Objectives: A recent meta-analysis concluded that multicomponent treatments are effective for some fibromyalgia (FM) symptoms. The objective of this study was to examine whether a psychoeducational intervention implemented in primary care is more effective than usual care for improving the functional status of patients with FM.
Methods: This study was based on a randomized controlled trial. The 484 patients with FM included in a database of the Viladecans Hospital (Barcelona, Spain) were eligible for screening. Finally, 108 patients were randomly assigned to the intervention and 108 patients were assigned to usual care. The intervention comprised nine 2-hour sessions (5 sessions of education and 4 sessions of autogenic relaxation). The patients were assessed before and after the intervention with a battery of instruments (measuring sociodemographic data, medical comorbidities, functional status, trait anxiety, and social desirability).

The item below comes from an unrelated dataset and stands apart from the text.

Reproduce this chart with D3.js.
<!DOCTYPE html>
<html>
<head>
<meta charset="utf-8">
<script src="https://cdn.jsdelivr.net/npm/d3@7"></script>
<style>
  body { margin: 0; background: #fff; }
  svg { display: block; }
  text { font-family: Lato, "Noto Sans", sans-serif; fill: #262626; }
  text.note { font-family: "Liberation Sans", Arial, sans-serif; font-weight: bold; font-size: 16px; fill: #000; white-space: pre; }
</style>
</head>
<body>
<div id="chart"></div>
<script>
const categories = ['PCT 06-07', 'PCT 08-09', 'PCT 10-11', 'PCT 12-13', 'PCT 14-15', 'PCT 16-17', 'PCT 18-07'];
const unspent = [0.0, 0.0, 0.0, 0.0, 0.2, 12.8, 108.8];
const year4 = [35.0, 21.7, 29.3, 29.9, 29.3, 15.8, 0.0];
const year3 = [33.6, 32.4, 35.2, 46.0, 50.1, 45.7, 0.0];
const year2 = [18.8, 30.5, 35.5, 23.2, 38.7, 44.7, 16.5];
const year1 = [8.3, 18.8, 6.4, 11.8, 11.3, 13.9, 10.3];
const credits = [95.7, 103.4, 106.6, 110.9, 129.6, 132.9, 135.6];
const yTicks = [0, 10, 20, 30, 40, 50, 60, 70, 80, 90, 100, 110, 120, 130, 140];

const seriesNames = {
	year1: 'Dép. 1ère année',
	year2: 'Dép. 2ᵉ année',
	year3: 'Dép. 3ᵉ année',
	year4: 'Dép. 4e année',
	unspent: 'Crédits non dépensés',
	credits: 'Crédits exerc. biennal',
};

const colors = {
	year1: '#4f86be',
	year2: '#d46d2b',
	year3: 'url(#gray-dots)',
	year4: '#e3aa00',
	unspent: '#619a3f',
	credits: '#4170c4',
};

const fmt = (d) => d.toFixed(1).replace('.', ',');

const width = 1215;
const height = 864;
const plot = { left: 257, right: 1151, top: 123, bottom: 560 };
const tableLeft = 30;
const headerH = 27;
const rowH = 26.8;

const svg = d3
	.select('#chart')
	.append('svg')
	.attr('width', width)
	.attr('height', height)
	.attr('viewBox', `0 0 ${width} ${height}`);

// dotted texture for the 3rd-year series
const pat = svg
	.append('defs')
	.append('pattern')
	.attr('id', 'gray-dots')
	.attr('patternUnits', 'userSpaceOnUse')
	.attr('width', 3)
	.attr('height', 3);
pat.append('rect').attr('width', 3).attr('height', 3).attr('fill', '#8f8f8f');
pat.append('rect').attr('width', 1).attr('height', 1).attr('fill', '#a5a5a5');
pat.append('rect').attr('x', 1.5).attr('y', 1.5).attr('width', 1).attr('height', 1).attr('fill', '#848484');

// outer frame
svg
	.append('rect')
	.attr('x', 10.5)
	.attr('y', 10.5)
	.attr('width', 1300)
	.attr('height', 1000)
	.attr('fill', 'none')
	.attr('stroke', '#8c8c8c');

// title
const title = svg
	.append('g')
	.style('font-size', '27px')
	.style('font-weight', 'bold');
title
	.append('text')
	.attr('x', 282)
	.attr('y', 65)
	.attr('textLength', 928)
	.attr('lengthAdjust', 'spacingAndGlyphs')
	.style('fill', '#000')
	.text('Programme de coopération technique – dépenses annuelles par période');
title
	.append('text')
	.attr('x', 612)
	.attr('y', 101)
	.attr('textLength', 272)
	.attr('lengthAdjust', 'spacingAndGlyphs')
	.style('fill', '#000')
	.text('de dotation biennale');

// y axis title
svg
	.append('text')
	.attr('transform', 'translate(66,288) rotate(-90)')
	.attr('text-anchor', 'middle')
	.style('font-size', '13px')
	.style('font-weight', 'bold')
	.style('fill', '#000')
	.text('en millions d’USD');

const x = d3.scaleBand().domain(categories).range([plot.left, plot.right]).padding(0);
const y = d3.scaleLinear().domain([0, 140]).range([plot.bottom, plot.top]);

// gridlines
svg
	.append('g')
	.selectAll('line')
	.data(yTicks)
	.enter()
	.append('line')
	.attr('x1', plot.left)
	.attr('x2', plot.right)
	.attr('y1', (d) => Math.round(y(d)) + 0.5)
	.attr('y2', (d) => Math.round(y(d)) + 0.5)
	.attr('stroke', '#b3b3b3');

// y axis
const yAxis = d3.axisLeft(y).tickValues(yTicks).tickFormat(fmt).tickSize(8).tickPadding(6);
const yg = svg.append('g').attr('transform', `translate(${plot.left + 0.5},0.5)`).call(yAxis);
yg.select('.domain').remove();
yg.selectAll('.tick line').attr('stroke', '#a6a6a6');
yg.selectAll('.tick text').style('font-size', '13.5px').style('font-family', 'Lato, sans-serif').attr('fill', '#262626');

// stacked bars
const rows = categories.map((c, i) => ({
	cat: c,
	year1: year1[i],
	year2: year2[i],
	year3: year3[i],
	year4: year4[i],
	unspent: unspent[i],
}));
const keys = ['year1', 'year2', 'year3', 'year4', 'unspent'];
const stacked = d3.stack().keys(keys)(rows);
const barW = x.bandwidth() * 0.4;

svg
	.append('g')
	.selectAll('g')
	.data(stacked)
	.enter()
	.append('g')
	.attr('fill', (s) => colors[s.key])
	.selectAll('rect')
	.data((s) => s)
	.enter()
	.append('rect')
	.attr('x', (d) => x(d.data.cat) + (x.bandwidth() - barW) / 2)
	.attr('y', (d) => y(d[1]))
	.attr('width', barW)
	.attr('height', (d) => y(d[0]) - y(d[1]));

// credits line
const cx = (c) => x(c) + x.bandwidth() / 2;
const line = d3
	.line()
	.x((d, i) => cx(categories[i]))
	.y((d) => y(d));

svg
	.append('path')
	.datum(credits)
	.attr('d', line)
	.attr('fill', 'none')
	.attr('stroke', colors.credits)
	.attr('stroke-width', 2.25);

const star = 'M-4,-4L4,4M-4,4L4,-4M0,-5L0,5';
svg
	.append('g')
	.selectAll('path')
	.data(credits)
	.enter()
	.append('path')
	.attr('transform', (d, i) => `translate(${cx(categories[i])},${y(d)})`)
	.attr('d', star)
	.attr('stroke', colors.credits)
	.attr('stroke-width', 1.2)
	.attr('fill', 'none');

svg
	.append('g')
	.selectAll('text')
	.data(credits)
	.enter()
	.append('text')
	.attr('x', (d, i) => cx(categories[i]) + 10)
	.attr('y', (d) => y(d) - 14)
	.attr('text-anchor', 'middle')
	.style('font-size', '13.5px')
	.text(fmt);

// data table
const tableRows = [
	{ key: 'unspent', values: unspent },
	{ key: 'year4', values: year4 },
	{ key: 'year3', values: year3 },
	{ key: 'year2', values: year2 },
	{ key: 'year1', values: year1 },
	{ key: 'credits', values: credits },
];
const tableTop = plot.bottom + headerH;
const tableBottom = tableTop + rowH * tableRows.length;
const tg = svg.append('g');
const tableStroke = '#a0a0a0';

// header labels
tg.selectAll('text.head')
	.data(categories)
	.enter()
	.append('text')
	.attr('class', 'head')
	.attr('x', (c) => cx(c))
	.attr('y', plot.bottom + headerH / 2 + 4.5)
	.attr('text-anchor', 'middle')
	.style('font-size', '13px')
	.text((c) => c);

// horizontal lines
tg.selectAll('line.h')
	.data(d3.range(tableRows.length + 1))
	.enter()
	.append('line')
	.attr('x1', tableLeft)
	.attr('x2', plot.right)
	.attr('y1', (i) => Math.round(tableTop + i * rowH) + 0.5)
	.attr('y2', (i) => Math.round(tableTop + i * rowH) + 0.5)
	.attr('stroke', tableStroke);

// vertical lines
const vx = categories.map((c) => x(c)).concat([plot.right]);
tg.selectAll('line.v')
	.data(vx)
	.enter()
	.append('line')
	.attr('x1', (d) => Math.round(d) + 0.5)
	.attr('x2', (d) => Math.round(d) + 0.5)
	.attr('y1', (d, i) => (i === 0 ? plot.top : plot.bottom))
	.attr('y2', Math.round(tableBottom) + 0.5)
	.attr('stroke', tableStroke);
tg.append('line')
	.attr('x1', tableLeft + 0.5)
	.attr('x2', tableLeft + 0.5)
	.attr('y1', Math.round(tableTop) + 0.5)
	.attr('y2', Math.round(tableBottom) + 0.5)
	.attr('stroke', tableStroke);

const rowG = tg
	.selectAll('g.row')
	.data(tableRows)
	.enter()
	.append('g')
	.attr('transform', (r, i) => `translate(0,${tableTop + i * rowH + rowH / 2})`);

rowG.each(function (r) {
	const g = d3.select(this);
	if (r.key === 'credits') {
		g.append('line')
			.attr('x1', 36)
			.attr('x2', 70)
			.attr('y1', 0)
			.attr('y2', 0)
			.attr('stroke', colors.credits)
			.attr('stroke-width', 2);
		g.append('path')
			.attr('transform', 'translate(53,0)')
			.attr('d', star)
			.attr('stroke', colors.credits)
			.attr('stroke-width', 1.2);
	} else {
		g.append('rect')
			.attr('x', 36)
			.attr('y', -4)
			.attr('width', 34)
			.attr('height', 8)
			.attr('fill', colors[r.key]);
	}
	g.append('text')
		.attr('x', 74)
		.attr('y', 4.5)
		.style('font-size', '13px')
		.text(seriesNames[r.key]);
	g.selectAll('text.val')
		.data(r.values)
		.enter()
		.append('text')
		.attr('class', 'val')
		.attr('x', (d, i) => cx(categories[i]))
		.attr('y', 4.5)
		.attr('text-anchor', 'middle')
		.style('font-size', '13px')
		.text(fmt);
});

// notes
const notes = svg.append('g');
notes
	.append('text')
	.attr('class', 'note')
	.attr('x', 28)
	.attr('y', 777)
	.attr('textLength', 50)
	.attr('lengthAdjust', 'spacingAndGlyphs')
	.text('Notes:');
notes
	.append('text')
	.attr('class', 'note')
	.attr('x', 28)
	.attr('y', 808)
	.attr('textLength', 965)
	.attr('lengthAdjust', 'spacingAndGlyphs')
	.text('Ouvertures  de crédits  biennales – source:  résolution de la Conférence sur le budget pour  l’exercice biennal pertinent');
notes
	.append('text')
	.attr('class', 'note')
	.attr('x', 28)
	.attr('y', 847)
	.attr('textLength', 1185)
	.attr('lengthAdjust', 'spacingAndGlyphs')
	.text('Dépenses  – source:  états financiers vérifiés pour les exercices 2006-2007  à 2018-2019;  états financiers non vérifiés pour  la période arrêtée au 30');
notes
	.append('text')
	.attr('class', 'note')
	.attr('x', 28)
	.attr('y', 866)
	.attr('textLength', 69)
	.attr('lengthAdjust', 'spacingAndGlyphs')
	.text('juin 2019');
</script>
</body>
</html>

Results: The posttreatment drop-out rate was 9.7% (intervention: 6.5%; control: 13%). The intention-to-treat analyses showed significant differences between the groups at posttreatment: the intervention group improved in physical impairment, days not feeling well, pain, general fatigue, morning fatigue, stiffness, anxiety, and depression (medium effect size in most cases). The patients who responded to the intervention reported less trait anxiety at baseline than nonresponders. The absolute risk reduction with the intervention was 36.1% (95% confidence interval: 23.3-48.8) and the number needed to treat was 3 (95% confidence interval: 2.0-4.3).
Discussion: A 2-month psychoeducational intervention improves the functional status of FM patients to a greater extent than usual care, at least in the short-term. The social desirability bias did not explain the reported outcomes. Trait anxiety was associated with response to treatment.
Trial registration: ClinicalTrials.gov NCT00550966.